Research data defined
'the evidence that underpins the answer to the research question' Concordat on Open Research Data
'recorded factual material commonly retained by and accepted in the scientific [research] community as necessary to validate research findings' EPSRC Policy Framework on Research Data
Research data are the raw materials collected, processed and studied in the undertaking of research. They are the evidential basis that substantiates published research findings.
They may be primary data generated or collected by the researcher, or secondary data collected from existing sources and processed as part of the research activity.
In addition to the 'raw' data, research data include information about the means necessary to generate data or replicate results, such as computer code, experimental methods and instruments used, and essential interpretive and contextual information, e.g. specifications of variables.

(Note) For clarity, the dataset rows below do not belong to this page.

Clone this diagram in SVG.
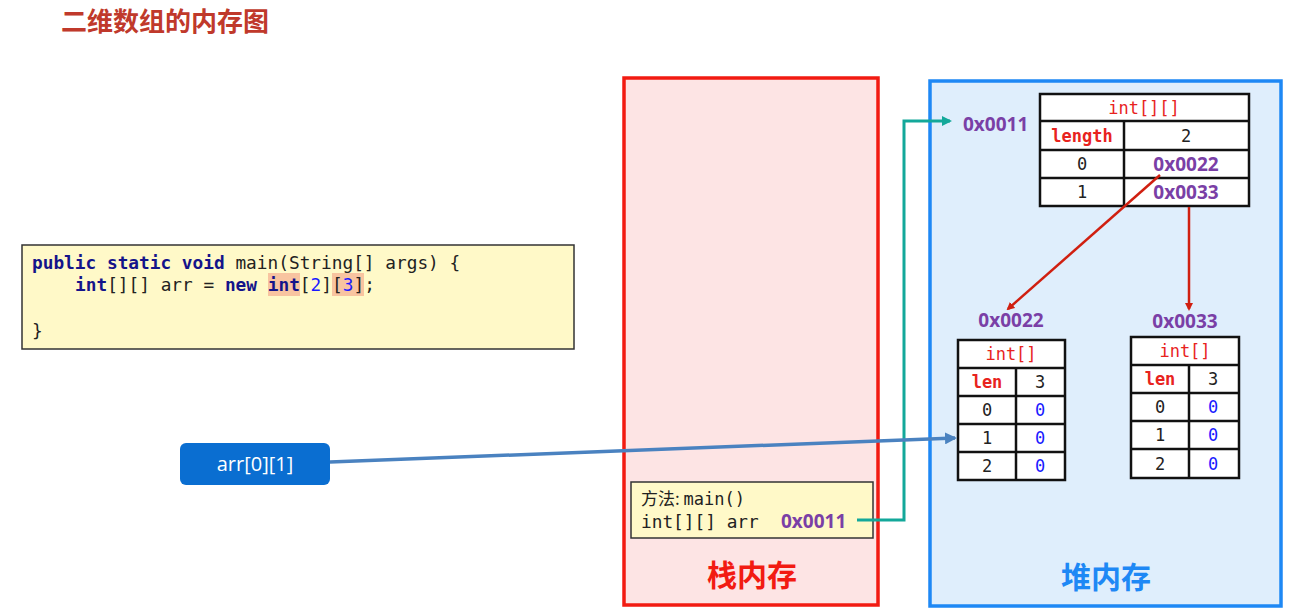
<svg xmlns="http://www.w3.org/2000/svg" width="1292" height="612" viewBox="0 0 1292 612">
<style>
.m{font-family:"DejaVu Sans Mono","Liberation Mono",monospace;font-size:17px;text-anchor:middle}
.r{fill:#e8231e}
.b{fill:#1a1aff}
.k{fill:#222}
.p{font-family:"Open Sans","Liberation Sans",sans-serif;font-weight:bold;font-size:19px;fill:#7a3fa6}
.c{fill:#fff;stroke:#111;stroke-width:2.5}
.code{font-family:"DejaVu Sans Mono","Liberation Mono",monospace;font-size:17.8px;fill:#222}
.kw{fill:#14148a;font-weight:bold}
</style>
<defs>
<marker id="ar" markerWidth="8" markerHeight="8" refX="6" refY="4" orient="auto" markerUnits="userSpaceOnUse"><path d="M0,0L8,4L0,8z" fill="#d01f10"/></marker>
<marker id="at" markerWidth="10" markerHeight="10" refX="8" refY="5" orient="auto" markerUnits="userSpaceOnUse"><path d="M0,0L10,5L0,10z" fill="#13a89a"/></marker>
<marker id="ab" markerWidth="12" markerHeight="12" refX="10" refY="6" orient="auto" markerUnits="userSpaceOnUse"><path d="M0,0L12,6L0,12z" fill="#4a82c0"/></marker>
</defs>
<rect width="1292" height="612" fill="#fff"/>
<text x="61" y="31" font-family="'Noto Sans CJK SC',sans-serif" font-size="26" font-weight="bold" fill="#c0392b">二维数组的内存图</text>

<g id="stack">
<rect x="624" y="78" width="254" height="527" fill="#fde4e4" stroke="#f21b12" stroke-width="3.5"/>
<text x="752" y="586" text-anchor="middle" font-family="'Noto Sans CJK SC',sans-serif" font-size="30" font-weight="bold" fill="#f21b12">栈内存</text>
</g>
<g id="heap">
<rect x="930" y="81" width="351" height="525" fill="#dfeefc" stroke="#1e88f5" stroke-width="3.5"/>
<text x="1106" y="588" text-anchor="middle" font-family="'Noto Sans CJK SC',sans-serif" font-size="30" font-weight="bold" fill="#1e88f5">堆内存</text>
</g>

<g id="code">
<rect x="22" y="245" width="552" height="104" fill="#fff9c8" stroke="#333" stroke-width="1.5"/>
<text x="32" y="269" class="code" xml:space="preserve"><tspan class="kw">public static void</tspan> main(String[] args) {</text>
<rect x="268" y="273" width="32" height="23" fill="#f8c4a0"/>
<rect x="332" y="273" width="32" height="23" fill="#f8c4a0"/>
<text x="75" y="291" class="code" xml:space="preserve"><tspan class="kw">int</tspan>[][] arr = <tspan class="kw">new</tspan> <tspan class="kw">int</tspan>[<tspan fill="#1a1aff">2</tspan>][<tspan fill="#1a1aff">3</tspan>];</text>
<text x="32" y="337" class="code">}</text>
</g>

<g id="method">
<rect x="631" y="482" width="242" height="56" fill="#fff9c8" stroke="#333" stroke-width="1.5"/>
<text x="641" y="505" font-family="'Noto Sans CJK SC','DejaVu Sans Mono',monospace" font-size="17" fill="#222">方法: <tspan font-family="'DejaVu Sans Mono',monospace">main()</tspan></text>
<text x="641" y="528" class="code">int[][] arr</text>
<text x="781" y="528" class="p">0x0011</text>
</g>

<g id="btn">
<rect x="180" y="443" width="150" height="42" rx="6" fill="#0a6ed1"/>
<text x="255" y="471" text-anchor="middle" font-family="'Open Sans','Liberation Sans',sans-serif" font-size="20" fill="#fff">arr[0][1]</text>
</g>

<g id="outer">
<text x="963" y="131" class="p">0x0011</text>
<rect x="1040" y="94" width="209" height="112" class="c"/>
<line x1="1040" y1="121" x2="1249" y2="121" stroke="#111" stroke-width="2.5"/>
<line x1="1040" y1="150" x2="1249" y2="150" stroke="#111" stroke-width="2.5"/>
<line x1="1040" y1="178" x2="1249" y2="178" stroke="#111" stroke-width="2.5"/>
<line x1="1124" y1="121" x2="1124" y2="206" stroke="#111" stroke-width="2.5"/>
<text x="1144" y="114" class="m r">int[][]</text>
<text x="1082" y="142" class="m r" font-weight="bold" font-size="15">length</text>
<text x="1186" y="142" class="m k">2</text>
<text x="1082" y="170" class="m k">0</text>
<text x="1186" y="171" class="p" text-anchor="middle">0x0022</text>
<text x="1082" y="198" class="m k">1</text>
<text x="1186" y="199" class="p" text-anchor="middle">0x0033</text>
</g>

<g id="arr1">
<text x="1011" y="327" class="p" text-anchor="middle">0x0022</text>
<rect x="958" y="340" width="107" height="140" class="c"/>
<line x1="958" y1="368" x2="1065" y2="368" stroke="#111" stroke-width="2.5"/>
<line x1="958" y1="396" x2="1065" y2="396" stroke="#111" stroke-width="2.5"/>
<line x1="958" y1="424" x2="1065" y2="424" stroke="#111" stroke-width="2.5"/>
<line x1="958" y1="452" x2="1065" y2="452" stroke="#111" stroke-width="2.5"/>
<line x1="1016" y1="368" x2="1016" y2="480" stroke="#111" stroke-width="2.5"/>
<text x="1011" y="360" class="m r">int[]</text>
<text x="987" y="388" class="m r" font-weight="bold" font-size="15">len</text>
<text x="1040" y="388" class="m k">3</text>
<text x="987" y="416" class="m k">0</text><text x="1040" y="416" class="m b">0</text>
<text x="987" y="444" class="m k">1</text><text x="1040" y="444" class="m b">0</text>
<text x="987" y="472" class="m k">2</text><text x="1040" y="472" class="m b">0</text>
</g>

<g id="arr2">
<text x="1185" y="328" class="p" text-anchor="middle">0x0033</text>
<rect x="1131" y="337" width="108" height="141" class="c"/>
<line x1="1131" y1="365" x2="1239" y2="365" stroke="#111" stroke-width="2.5"/>
<line x1="1131" y1="393" x2="1239" y2="393" stroke="#111" stroke-width="2.5"/>
<line x1="1131" y1="421" x2="1239" y2="421" stroke="#111" stroke-width="2.5"/>
<line x1="1131" y1="449" x2="1239" y2="449" stroke="#111" stroke-width="2.5"/>
<line x1="1189" y1="365" x2="1189" y2="478" stroke="#111" stroke-width="2.5"/>
<text x="1185" y="357" class="m r">int[]</text>
<text x="1160" y="385" class="m r" font-weight="bold" font-size="15">len</text>
<text x="1213" y="385" class="m k">3</text>
<text x="1160" y="413" class="m k">0</text><text x="1213" y="413" class="m b">0</text>
<text x="1160" y="441" class="m k">1</text><text x="1213" y="441" class="m b">0</text>
<text x="1160" y="470" class="m k">2</text><text x="1213" y="470" class="m b">0</text>
</g>

<g id="connectors" fill="none">
<polyline points="857,520 904,520 904,121 950,121" stroke="#13a89a" stroke-width="3" marker-end="url(#at)"/>
<line x1="330" y1="462" x2="955" y2="438" stroke="#4a82c0" stroke-width="3.5" marker-end="url(#ab)"/>
<line x1="1160" y1="175" x2="1008" y2="309" stroke="#d01f10" stroke-width="2.5" marker-end="url(#ar)"/>
<line x1="1189" y1="207" x2="1189" y2="309" stroke="#d01f10" stroke-width="2.5" marker-end="url(#ar)"/>
</g>
</svg>
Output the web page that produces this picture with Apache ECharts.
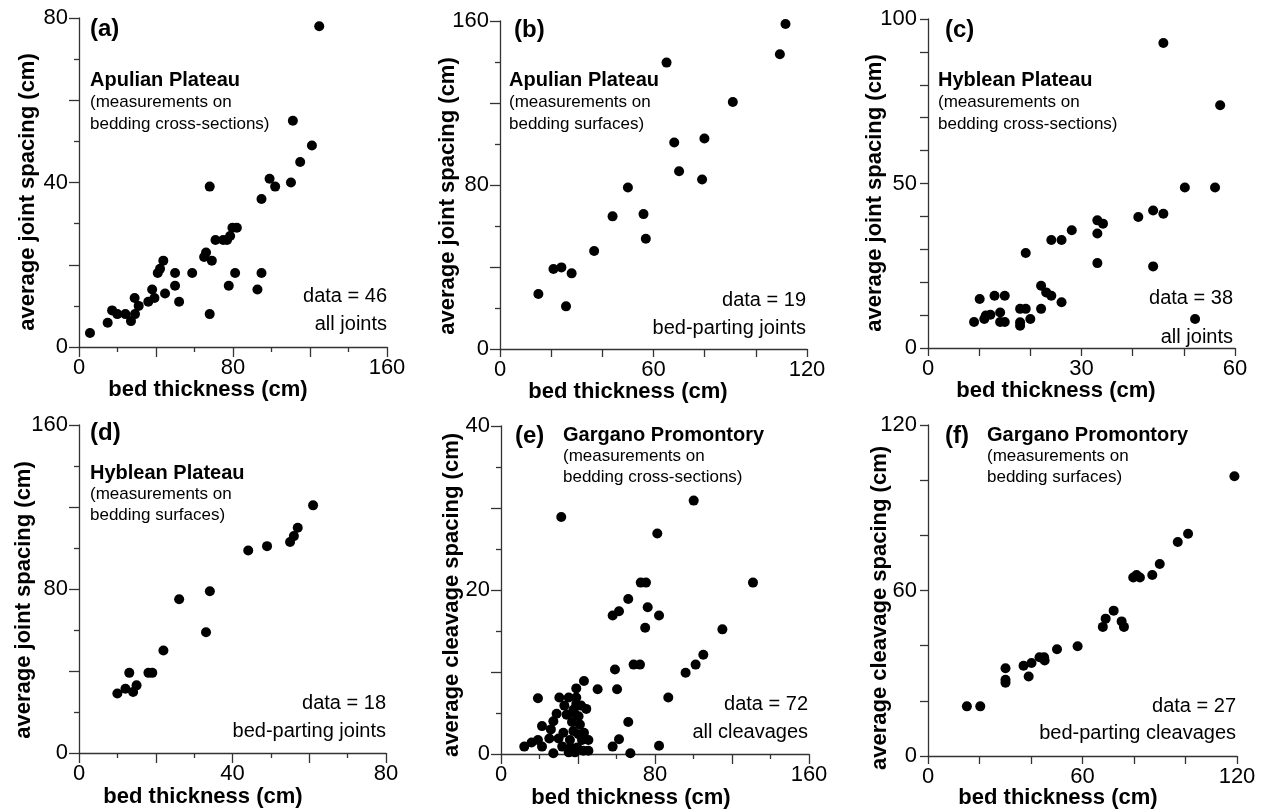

The raw data of research may exist in digital and non-digital formats, and may be broadly divide into five classes:
Facts recorded directly in real time from the physical and social environment, e.g. measurements collected by weather sensors, species abundance surveys, archaeological samples, brain scan images, experience and opinion surveys in the social sciences. These data are often unique to time and place and by definition cannot be reproduced.
Data collected as the outputs of field or laboratory experiments and complex analytical processes, e.g. clinical trial data, chemical analyses of physical samples, DNA sequencing of organic material, field trial results. These data are generally in principle reproducible, assuming the experimental conditions can be replicated.
Data generated by means of computational 'virtual experiments', often used to model complex systems and processes, e.g. climate and weather simulations, models of market processes. These data are usually reproducible, given information about the model, the code and computing environment used to execute the model, and any input conditions. This information may in fact be more important that the output data.
Derived or compiled
Datasets produced by processing or combining source data, e.g. databases compiled by extraction of information from multiple secondary sources, collections of digitized materials, corpora collected by means of text mining.
Published and curated data, usually existing as part of managed collections, e.g. national statistics archives, crystallographic databases, gene banks.